The language of moral obligation is tricky. It implies Kant's doctrines that if you are obligated to do something, you have to do it every time. That's my issue with obligation to protect:it's an open-ended misdion to perpetual war. Where does aggression stop? Is North Vietnam invading South Vietnam an act of aggression that must be defended against? The PRC's invasion of Tibet? The iraqi incasion of Iran? Congo's neighbors' invasions of it in the 1990s? An obligation to protect countries against aggression is an insane open-ended route to endless war.

Protecting countries not allied with us is not and should not be a controlling interest in the American decision to go to war.

That's not to say that, as stated before, the US did all it could. Earlier embargos (as said before, 1936 for Italy, 1937 for Japan, and 1938 for Germany), a Lend-Lease for China in 1937 and France and Britain in 1939, and a commencement of rearmament in 1937 rather than 1940 would be beneficial, along with more open refugee policies and increased aid to the Red Cross.

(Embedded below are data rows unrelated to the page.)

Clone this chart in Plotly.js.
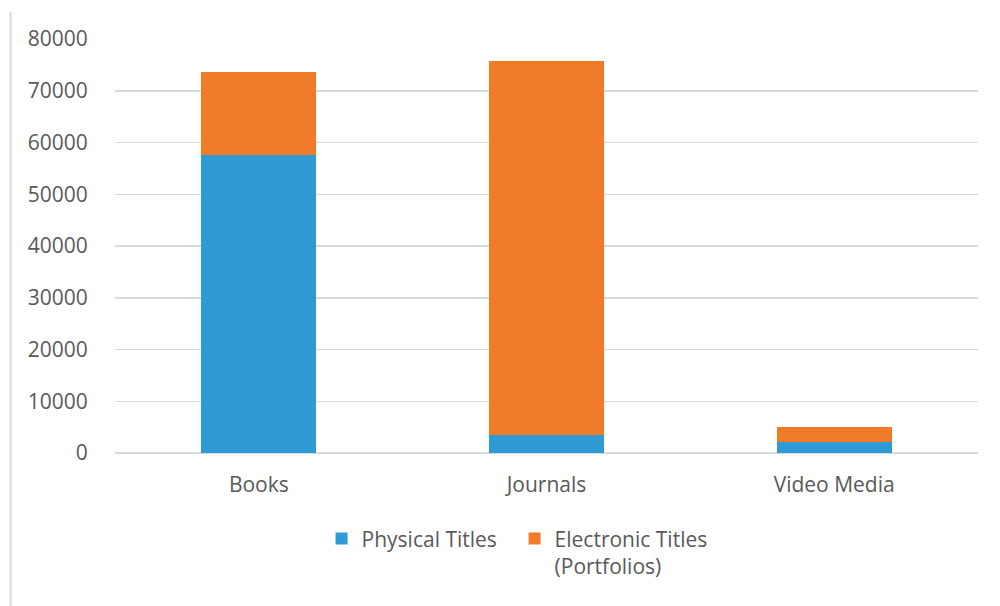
<!DOCTYPE html>
<html>
<head>
<meta charset="utf-8">
<script src="https://cdn.plot.ly/plotly-3.0.1.min.js"></script>
<style>html,body{margin:0;padding:0;background:#fff;}#chart{width:1000px;height:606px;}</style>
</head>
<body>
<div id="chart"></div>
<script>
const categories = ["Books", "Journals", "Video Media"];
const physicalTitles = [57550, 3400, 2200];
const electronicTitles = [16150, 72400, 2850];
const seriesNames = ["Physical Titles", "Electronic Titles<br>(Portfolios)"];
const yTicks = [0, 10000, 20000, 30000, 40000, 50000, 60000, 70000, 80000];

const font = {family: "Open Sans, Noto Sans, sans-serif", size: 21, color: "#595959"};

const traces = [
  {type: "bar", name: seriesNames[0], x: categories, y: physicalTitles, marker: {color: "#2e9bd6"}, width: 0.4},
  {type: "bar", name: seriesNames[1], x: categories, y: electronicTitles, marker: {color: "#f27b2a"}, width: 0.4}
];

const layout = {
  width: 1000, height: 606,
  margin: {l: 114.5, r: 21.5, t: 39, b: 153.3},
  barmode: "stack",
  paper_bgcolor: "#fff", plot_bgcolor: "#fff",
  font: font,
  showlegend: true,
  legend: {orientation: "h", x: 0.463, xanchor: "center", y: -0.158, yanchor: "top", font: font,
           traceorder: "normal", valign: "top", itemwidth: 30, entrywidth: 148},
  xaxis: {
    range: [-0.5, 2.5], showgrid: false, zeroline: false, showline: false,
    ticks: "outside", ticklen: 13, tickcolor: "rgba(0,0,0,0)", tickfont: font
  },
  yaxis: {
    range: [0, 80000], tickvals: yTicks, ticktext: yTicks.map(String),
    showgrid: true, gridcolor: "#d9d9d9", gridwidth: 1.5,
    zeroline: true, zerolinecolor: "#d9d9d9", zerolinewidth: 1.5, showline: false,
    ticks: "outside", ticklen: 22, tickcolor: "rgba(0,0,0,0)", tickfont: font
  },
  shapes: [
    {type: "line", xref: "paper", yref: "paper", x0: -0.121, x1: -0.121, y0: 1.065, y1: -0.371, line: {color: "#d9d9d9", width: 2}}
  ]
};

Plotly.newPlot("chart", traces, layout, {displayModeBar: false, staticPlot: true});
</script>
</body>
</html>
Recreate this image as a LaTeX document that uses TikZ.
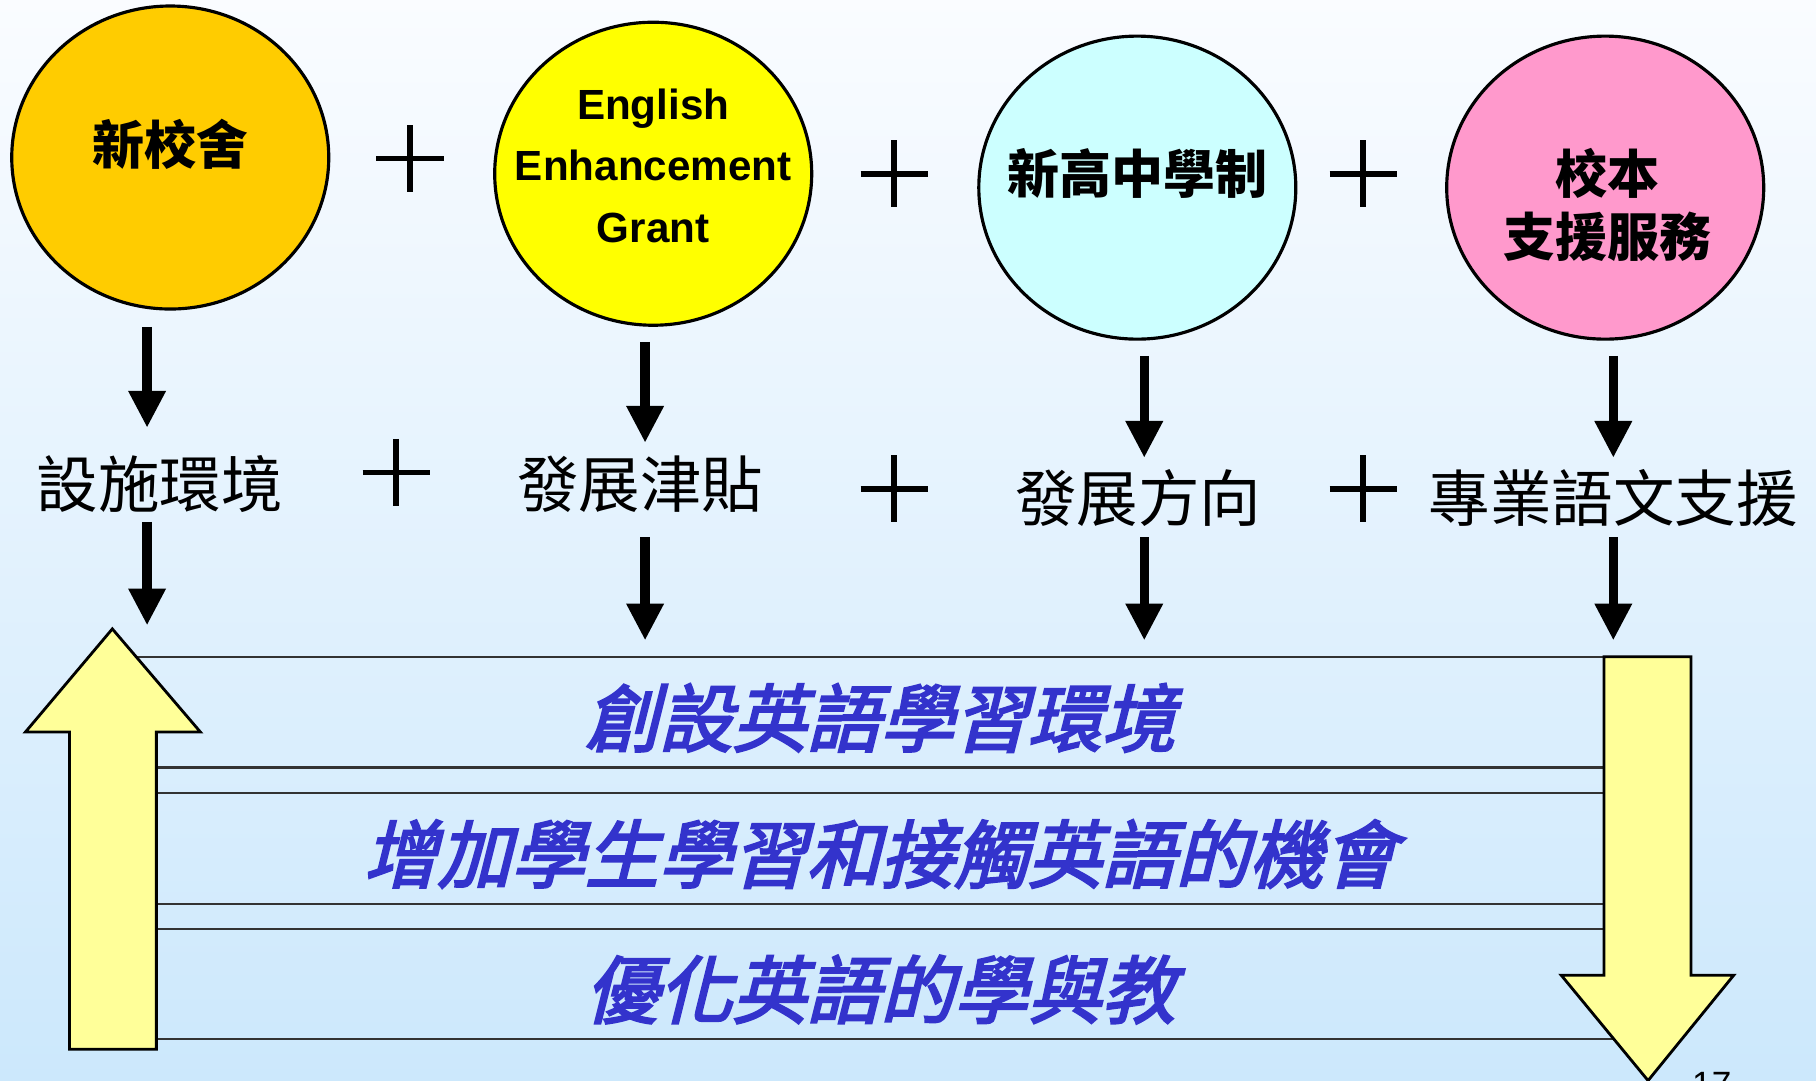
\documentclass[tikz,border=0pt]{standalone}
\usepackage{fontspec}
\setmainfont{Liberation Sans}
\newfontfamily\cjk{Noto Sans CJK TC}
\newfontfamily\cjkslant{Noto Sans CJK TC}[FakeSlant=0.25,FakeBold=3]
\usetikzlibrary{shapes.geometric}
\usetikzlibrary{arrows.meta}
\definecolor{ColSky}{RGB}{204,232,252}
\definecolor{ColTop}{RGB}{250,252,255}
\definecolor{ColOrange}{RGB}{255,204,0}
\definecolor{ColYellow}{RGB}{255,255,0}
\definecolor{ColCyan}{RGB}{204,255,255}
\definecolor{ColPink}{RGB}{255,153,204}
\definecolor{ColPale}{RGB}{255,255,153}
\definecolor{ColInk}{RGB}{51,51,204}
\tikzstyle{Bubble}=[ellipse,draw=black,line width=.9pt,minimum width=3.17cm,minimum height=3.03cm,inner sep=0pt]
\tikzstyle{BubbleText}=[font=\cjk\bfseries\fontsize{14.8}{18}\selectfont,inner sep=0pt,align=center]
\tikzstyle{GrantText}=[font=\bfseries\fontsize{12}{17.5}\selectfont,align=center,inner sep=0pt]
\tikzstyle{StepText}=[font=\cjk\fontsize{17.5}{20}\selectfont,inner sep=0pt,text height=15.4pt,text depth=2.1pt]
\tikzstyle{PlusSign}=[line width=1.6pt]
\tikzstyle{DownArrow}=[line width=2.7pt,-{Triangle[length=10.5pt,width=10pt]}]
\tikzstyle{Band}=[draw=black!80,line width=.6pt,minimum width=15.29cm,minimum height=1.105cm,
font=\cjkslant\fontsize{21}{24}\selectfont,text=ColInk,text height=20pt,text depth=.8pt]
\tikzstyle{BigArrow}=[draw=black,line width=.8pt,fill=ColPale]

\begin{document}
\begin{tikzpicture}[x=0.01158cm,y=-0.01158cm]
    \path[use as bounding box,clip](0,0)rectangle(1568,933);
    \shade[top color=ColTop,bottom color=ColSky](0,0)rectangle(1568,933);
    % bands
    \node[Band](r1)at(760,615){創設英語學習環境};
    \node[Band](r2)at(760,732.5){增加學生學習和接觸英語的機會};
    \node[Band](r3)at(760,849.5){優化英語的學與教};
    % big arrows
    \draw[BigArrow](60,906)--(60,632)--(22,632)--(97,543)--(173,632)--(135,632)--(135,906)--cycle;
    \draw[BigArrow](1385,567)--(1460,567)--(1460,842)--(1497,842)--(1423,933)--(1348,842)--(1385,842)--cycle;
    % bubbles
    \node[Bubble,fill=ColOrange](c1)at(147,136){};
    \node[Bubble,fill=ColYellow](c2)at(564,150){};
    \node[Bubble,fill=ColCyan](c3)at(982,162){};
    \node[Bubble,fill=ColPink](c4)at(1386,162){};
    \node[BubbleText](b1)at(147,125){新校舍};
    \node[GrantText](b2)at(564,143){English\\Enhancement\\Grant};
    \node[BubbleText](b3)at(982,150){新高中學制};
    \node[BubbleText](b4)at(1388,177){校本\\支援服務};
    % second row
    \node[StepText](t1)at(138,418){設施環境};
    \node[StepText](t2)at(553,418){發展津貼};
    \node[StepText](t3)at(983,430){發展方向};
    \node[StepText](t4)at(1393,430){專業語文支援};
    \foreach \px/\py in {354/137,772/150,1177/150,342/408,772/422,1177/422}
        \draw[PlusSign](\px-29,\py)--(\px+29,\py)(\px,\py-29)--(\px,\py+29);
    % arrows
    \coordinate(k1)at(127,567);
    \coordinate(k2)at(557,567);
    \coordinate(k3)at(988,567);
    \coordinate(k4)at(1393,567);
    \foreach \i/\sa/\sb/\sc/\sd in {1/14/21.5/5.5/27,2/13/8.5/18.5/14,3/13/7.5/6.5/14,4/13/7.5/6.5/14}{
        \draw[DownArrow,shorten <=\sa*0.01158cm,shorten >=\sb*0.01158cm](c\i.south-|k\i)--(t\i.north-|k\i);
        \draw[DownArrow,shorten <=\sc*0.01158cm,shorten >=\sd*0.01158cm](t\i.south-|k\i)--(k\i);
    }
    \node[font=\fontsize{10}{12}\selectfont,anchor=north,inner sep=0pt](pg)at(1478,925){17};
\end{tikzpicture}
\end{document}
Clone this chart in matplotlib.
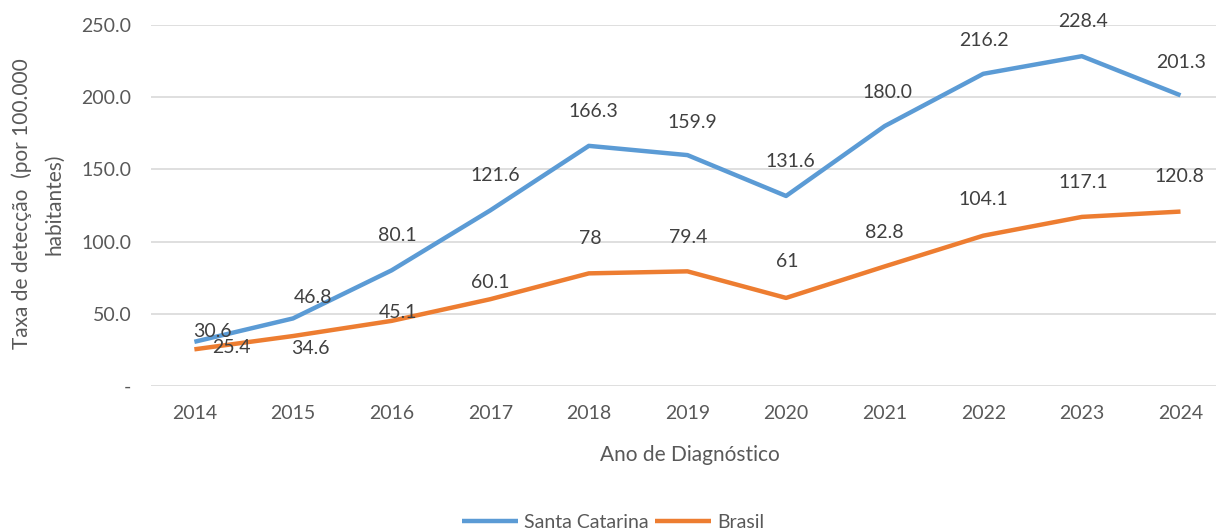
import matplotlib
matplotlib.use("Agg")
import matplotlib.pyplot as plt

# data
anos = [2014, 2015, 2016, 2017, 2018, 2019, 2020, 2021, 2022, 2023, 2024]
santa_catarina = [30.6, 46.8, 80.1, 121.6, 166.3, 159.9, 131.6, 180.0, 216.2, 228.4, 201.3]
brasil = [25.4, 34.6, 45.1, 60.1, 78, 79.4, 61, 82.8, 104.1, 117.1, 120.8]
rotulos_sc = ["30.6", "46.8", "80.1", "121.6", "166.3", "159.9", "131.6", "180.0", "216.2", "228.4", "201.3"]
rotulos_br = ["25.4", "34.6", "45.1", "60.1", "78", "79.4", "61", "82.8", "104.1", "117.1", "120.8"]
y_ticks = [0, 50, 100, 150, 200, 250]
y_ticklabels = ["-", "50.0", "100.0", "150.0", "200.0", "250.0"]

# label offsets in pixels (dx, dy), as placed in the original
offsets_sc = [(18, 10), (20, 21), (6, 35), (5, 35), (5, 34), (5, 33), (4, 34), (3, 34), (1, 33), (1, 35), (1, 33)]
offsets_br = [(37, 2), (17, -12), (6, 8), (0, 17), (1, 35), (1, 34), (1, 36), (0, 34), (0, 36), (1, 34), (-1, 35)]

AZUL = "#5B9BD5"
LARANJA = "#ED7D31"
TEXTO = "#595959"
GRADE = "#D9D9D9"

plt.rcParams["font.family"] = ["Lato", "DejaVu Sans"]
plt.rcParams["font.size"] = 14

W, H = 1219, 532
fig = plt.figure(figsize=(W / 100, H / 100), dpi=100)
ax = fig.add_axes([151 / W, (H - 386) / H, (1216 - 151) / W, (386 - 25) / H])

l1, = ax.plot(anos, santa_catarina, color=AZUL, lw=3.2, solid_capstyle="butt", label="Santa Catarina")
l2, = ax.plot(anos, brasil, color=LARANJA, lw=3.2, solid_capstyle="butt", label="Brasil")

for x, y, txt, (dx, dy) in zip(anos, santa_catarina, rotulos_sc, offsets_sc):
    ax.annotate(txt, (x, y), xytext=(dx, dy), textcoords="offset pixels",
                ha="center", va="center", color="#404040", fontsize=14)
for x, y, txt, (dx, dy) in zip(anos, brasil, rotulos_br, offsets_br):
    ax.annotate(txt, (x, y), xytext=(dx, dy), textcoords="offset pixels",
                ha="center", va="center", color="#404040", fontsize=14)

ax.set_xlim(anos[0] - 0.44, anos[-1] + 0.36)
ax.set_ylim(0, 250)
ax.set_xticks(anos)
ax.set_xticklabels([str(a) for a in anos])
ax.set_yticks(y_ticks)
ax.set_yticklabels(y_ticklabels)
ax.tick_params(axis="both", length=0, colors=TEXTO, labelsize=14)
ax.tick_params(axis="y", pad=14)
ax.tick_params(axis="x", pad=14)
ax.grid(axis="y", color=GRADE, lw=1.2)
ax.set_axisbelow(True)
for s in ax.spines.values():
    s.set_visible(False)

fig.text(690 / W, 1 - 455 / H, "Ano de Diagnóstico", ha="center", va="center",
         color=TEXTO, fontsize=15)
fig.text(38 / W, 1 - 204 / H, "Taxa de detecção  (por 100.000\nhabitantes)", ha="center",
         va="center", rotation=90, color=TEXTO, fontsize=15, linespacing=1.8,
         multialignment="center")

fig.legend(handles=[l1, l2], loc="center", bbox_to_anchor=(613 / W, 1 - 522 / H),
           ncol=2, frameon=False, handlelength=2.9, handletextpad=0.3,
           columnspacing=0.3, labelcolor=TEXTO, fontsize=14)

fig.savefig("out.png", dpi=100)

Well, I'm not a Kantian, I'm a pragmatist. Much of the time, the costs and benefits just won't pencil out.  However, I think the existential threat (to both their citizens and neighbors) that the Nazis posed was so extreme, and our unique position as a power with the natural resources to counter them sufficiently clear, that intervention was justified.  In many other conflicts, including most of your examples, that wouldn't necessarily be the case.  

As a practical matter, re-armament in 1937 (and an entry into the European theater around the time of the Battle of Britain) is the best we could have reasonably done.  And, yes, definitely better refugee policies.